Historical researchers are often drawn to material and visual culture but can feel out of their comfort zone when confronted with archives which include images and ‘things’ rather than written and printed texts alone. This course was designed to overcome these difficulties and provide tools for the location, selection and interpretation of visual sources. Central to the course is the consideration of visual sources as evidence in historical practice, featuring diverse media from cartoons to political portraits, in still and moving images, in print and online. It suggests ways in which understanding visual sources can enhance the study of modern history by posing new questions and suggesting new answers to thorny research issues with material unavailable elsewhere.

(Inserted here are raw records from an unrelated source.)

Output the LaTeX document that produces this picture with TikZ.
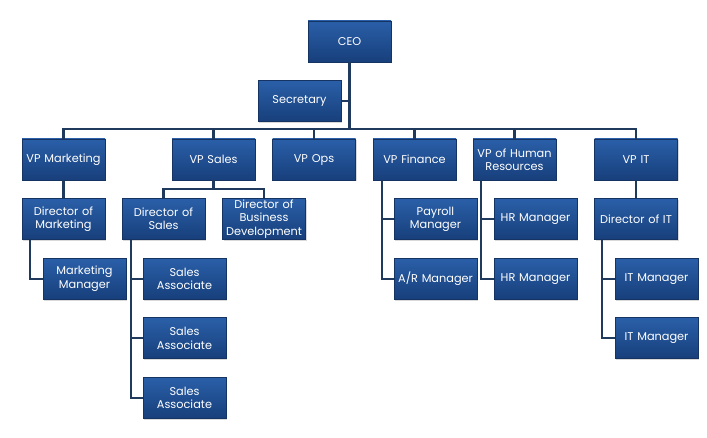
\documentclass[tikz,border=0pt]{standalone}
\usepackage{fontspec}
\setmainfont{Poppins}
\usepackage{xcolor}
\usepackage{tikz}
\usetikzlibrary{positioning,shadows}
\definecolor{boxtop}{HTML}{2A5FA8}
\definecolor{boxbot}{HTML}{173F7B}
\definecolor{boxline}{HTML}{153463}
\definecolor{wire}{HTML}{1F3A5C}

\begin{document}
\begin{tikzpicture}[
  x=1pt, y=1pt,
  node distance=18pt,
  box/.style={draw=boxline, line width=0.6pt, top color=boxtop, bottom color=boxbot,
              minimum width=83pt, minimum height=41pt, text width=81pt, inner sep=1pt,
              align=center, text=white, font=\fontsize{11.3}{13.2}\selectfont,
              drop shadow={opacity=0.3, shadow xshift=1.2pt, shadow yshift=-1.5pt}},
  link/.style={draw=wire, line width=2.2pt}
]
\useasboundingbox (0,0) rectangle (707,-438);
% top
\node[box] (ceo) at (349.5,-41.5) {CEO};
\node[box, below=of ceo, xshift=-50pt] (sec) {Secretary};
% vice presidents
\node[box] (vpm) at (63.5,-159.5) {VP Marketing};
\node[box] (vps) at (213.5,-159.5) {VP Sales};
\node[box] (vpo) at (314,-159.5) {VP Ops};
\node[box] (vpf) at (414.5,-159.5) {VP Finance};
\node[box] (vph) at (514.5,-159.5) {VP of Human\\Resources};
\node[box] (vpi) at (636,-159.5) {VP IT};
% marketing
\node[box, below=of vpm] (dirm) {Director of\\Marketing};
\node[box, below=of dirm, xshift=21pt] (mkm) {Marketing\\Manager};
% sales
\node[box, below=of vps, xshift=-50pt] (dirs) {Director of\\Sales};
\node[box, below=of vps, xshift=50.5pt] (dirb) {Director of\\Business\\Development};
\node[box, below=of dirs, xshift=21pt] (sa1) {Sales\\Associate};
\node[box, below=of sa1] (sa2) {Sales\\Associate};
\node[box, below=of sa2] (sa3) {Sales\\Associate};
% finance
\node[box, below=of vpf, xshift=21pt] (pay) {Payroll\\Manager};
\node[box, below=of pay] (ar) {A/R Manager};
% human resources
\node[box, below=of vph, xshift=21pt] (hr1) {HR Manager};
\node[box, below=of hr1] (hr2) {HR Manager};
% it
\node[box, below=of vpi] (dirit) {Director of IT};
\node[box, below=of dirit, xshift=20.5pt] (it1) {IT Manager};
\node[box, below=of it1] (it2) {IT Manager};

% connectors
\coordinate (bus) at (0,-129);
\coordinate (sbus) at (0,-189);
\draw[link] (ceo.south) -- (ceo.south |- bus);
\draw[link] (sec.east) -- (sec.east -| ceo.south);
\draw[link] (vpm.north) -- (vpm.north |- bus) -- (vpi.north |- bus) -- (vpi.north);
\foreach \v in {vps,vpo,vpf,vph} \draw[link] (\v.north) -- (\v.north |- bus);
\draw[link] (vpm) -- (dirm);
\draw[link] (vpi) -- (dirit);
\draw[link] ([xshift=8pt]dirm.south west) |- (mkm.west);
\draw[link] (vps.south) -- (vps.south |- sbus);
\draw[link] (dirs.north) |- (sbus -| vps.south) -| (dirb.north);
\foreach \s in {sa1,sa2,sa3} \draw[link] ([xshift=9pt]dirs.south west) |- (\s.west);
\foreach \s in {pay,ar} \draw[link] ([xshift=9pt]vpf.south west) |- (\s.west);
\foreach \s in {hr1,hr2} \draw[link] ([xshift=8pt]vph.south west) |- (\s.west);
\foreach \s in {it1,it2} \draw[link] ([xshift=8pt]dirit.south west) |- (\s.west);
\end{tikzpicture}
\end{document}
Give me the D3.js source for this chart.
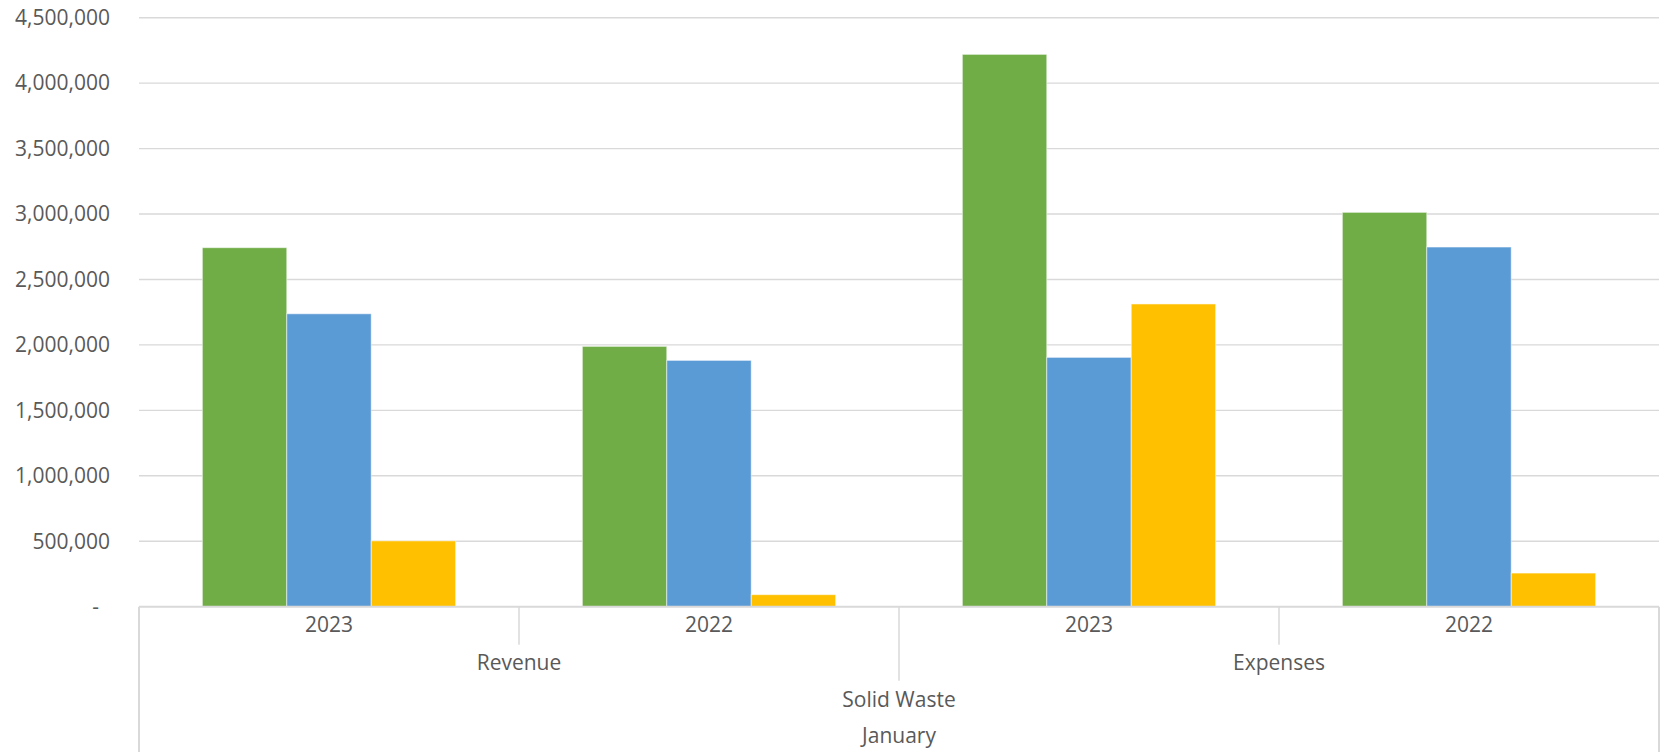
<!DOCTYPE html>
<html>
<head>
<meta charset="utf-8">
<script src="https://cdn.jsdelivr.net/npm/d3@7"></script>
<style>
  html, body { margin: 0; padding: 0; background: #fff; }
  svg { display: block; }
</style>
</head>
<body>
<svg id="chart" width="1661" height="752"></svg>
<script>
// Solid Waste, January: revenue and expenses by year, three series
const years = ["2023", "2022", "2023", "2022"];
const groups = ["Revenue", "Expenses"];
const department = "Solid Waste";
const month = "January";

const seriesGreen  = [2743000, 1989000, 4220000, 3013000];
const seriesBlue   = [2238000, 1882000, 1905000, 2748000];
const seriesYellow = [503000,  92000,   2313000, 257000];

const seriesColors = ["#70AD47", "#5B9BD5", "#FFC000"];
const yTicks = [0, 500000, 1000000, 1500000, 2000000, 2500000, 3000000, 3500000, 4000000, 4500000];

const W = 1661, H = 752;
const plot = { left: 139, right: 1659, top: 17.7, bottom: 606.7 };

const svg = d3.select("#chart");
const series = [seriesGreen, seriesBlue, seriesYellow];

const y = d3.scaleLinear().domain([0, 4500000]).range([plot.bottom, plot.top]);

const x0 = d3.scaleBand()
  .domain(d3.range(years.length))
  .range([plot.left, plot.right])
  .paddingInner(0).paddingOuter(0);

// gap between clusters is 150% of a bar width
const barW = x0.bandwidth() / (3 + 1.5);
const x1 = d3.scaleBand()
  .domain(d3.range(series.length))
  .range([barW * 0.75, barW * 0.75 + barW * 3])
  .padding(0);

const tickFmt = d3.format(",");

// horizontal gridlines
svg.append("g")
  .selectAll("line")
  .data(yTicks.filter(d => d > 0))
  .join("line")
  .attr("x1", plot.left).attr("x2", plot.right)
  .attr("y1", d => y(d)).attr("y2", d => y(d))
  .attr("stroke", "#d9d9d9").attr("stroke-width", 1.4);

// y tick labels
svg.append("g")
  .selectAll("text")
  .data(yTicks)
  .join("text")
  .attr("x", d => d === 0 ? 99 : 110)
  .attr("y", d => y(d))
  .attr("dy", "0.35em")
  .attr("text-anchor", "end")
  .attr("font-family", "'Open Sans', 'Noto Sans', sans-serif")
  .attr("font-size", 21)
  .attr("fill", "#595959")
  .text(d => d === 0 ? "-" : tickFmt(d));

// bars
const clusters = svg.append("g")
  .selectAll("g")
  .data(years.map((yr, i) => ({ i, vals: series.map(s => s[i]) })))
  .join("g")
  .attr("transform", d => `translate(${x0(d.i)},0)`);

clusters.selectAll("rect")
  .data(d => d.vals.map((v, k) => ({ v, k })))
  .join("rect")
  .attr("x", d => x1(d.k))
  .attr("width", x1.bandwidth())
  .attr("y", d => y(d.v))
  .attr("height", d => y(0) - y(d.v))
  .attr("fill", d => seriesColors[d.k])
  .attr("stroke", "#ffffff")
  .attr("stroke-opacity", 0.55)
  .attr("stroke-width", 1);

// category axis frame
const axisG = svg.append("g").attr("stroke", "#d9d9d9").attr("fill", "none");
axisG.append("line")
  .attr("x1", plot.left).attr("x2", plot.right)
  .attr("y1", y(0)).attr("y2", y(0))
  .attr("stroke-width", 2);
axisG.append("line")
  .attr("x1", plot.left).attr("x2", plot.left)
  .attr("y1", y(0)).attr("y2", H)
  .attr("stroke-width", 2);
axisG.append("line")
  .attr("x1", plot.right).attr("x2", plot.right)
  .attr("y1", y(0)).attr("y2", H)
  .attr("stroke-width", 2);

// separators between years
[1, 3].forEach(i => {
  axisG.append("line")
    .attr("x1", x0(i)).attr("x2", x0(i))
    .attr("y1", y(0)).attr("y2", y(0) + 38)
    .attr("stroke-width", 1.5);
});
// separator between revenue and expenses
axisG.append("line")
  .attr("x1", x0(2)).attr("x2", x0(2))
  .attr("y1", y(0)).attr("y2", y(0) + 74)
  .attr("stroke-width", 1.5);

const catFont = "'Open Sans', 'Noto Sans', sans-serif";
const labelG = svg.append("g")
  .attr("font-family", catFont)
  .attr("font-size", 21)
  .attr("fill", "#595959")
  .attr("text-anchor", "middle");

labelG.selectAll("text.year")
  .data(years)
  .join("text")
  .attr("class", "year")
  .attr("x", (d, i) => x0(i) + x0.bandwidth() / 2)
  .attr("y", 625)
  .attr("dy", "0.35em")
  .text(d => d);

labelG.selectAll("text.grp")
  .data(groups)
  .join("text")
  .attr("class", "grp")
  .attr("x", (d, i) => x0(i * 2) + x0.bandwidth())
  .attr("y", 663)
  .attr("dy", "0.35em")
  .text(d => d);

labelG.append("text")
  .attr("x", (plot.left + plot.right) / 2)
  .attr("y", 700)
  .attr("dy", "0.35em")
  .text(department);

labelG.append("text")
  .attr("x", (plot.left + plot.right) / 2)
  .attr("y", 736)
  .attr("dy", "0.35em")
  .text(month);
</script>
</body>
</html>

Staff and students consider together issues such as the importance of not using images merely as illustrations of previously concluded arguments, and the necessity of placing images in context and in relation to documentary sources and other images. This critical, comparative approach to visual sources offers insights and in Burke’s phrase, ‘helps historians think creatively about the past’. Representation is presented as a key concept for understanding visual sources and moves the discussion from the image itself to its reception and the position of the viewer in the making of meaning, its analysis and interpretation.
The course is built around lectures, seminar discussion and visits to archives, museums and libraries. Students have the opportunity to talk in detail to archivists, librarians and curators about their own research needs and find out more about how particular libraries, museums and other archives may be useful to them. These visits also help familiarise students with institutions where research material is deposited and we have found over the years that this has a positive, demystifying effect, which builds confidence and promotes productivity.
An Introduction to Visual Sources for Historians takes the form of full-day sessions held over the course of five weeks (the first three sessions are on Tuesdays; the final two on Mondays). The sessions will normally start with a lecture, followed by a seminar discussion. After lunch each week, the group will visit a gallery or institution of relevance to the week’s topic. Individual attention is a hall mark of the course.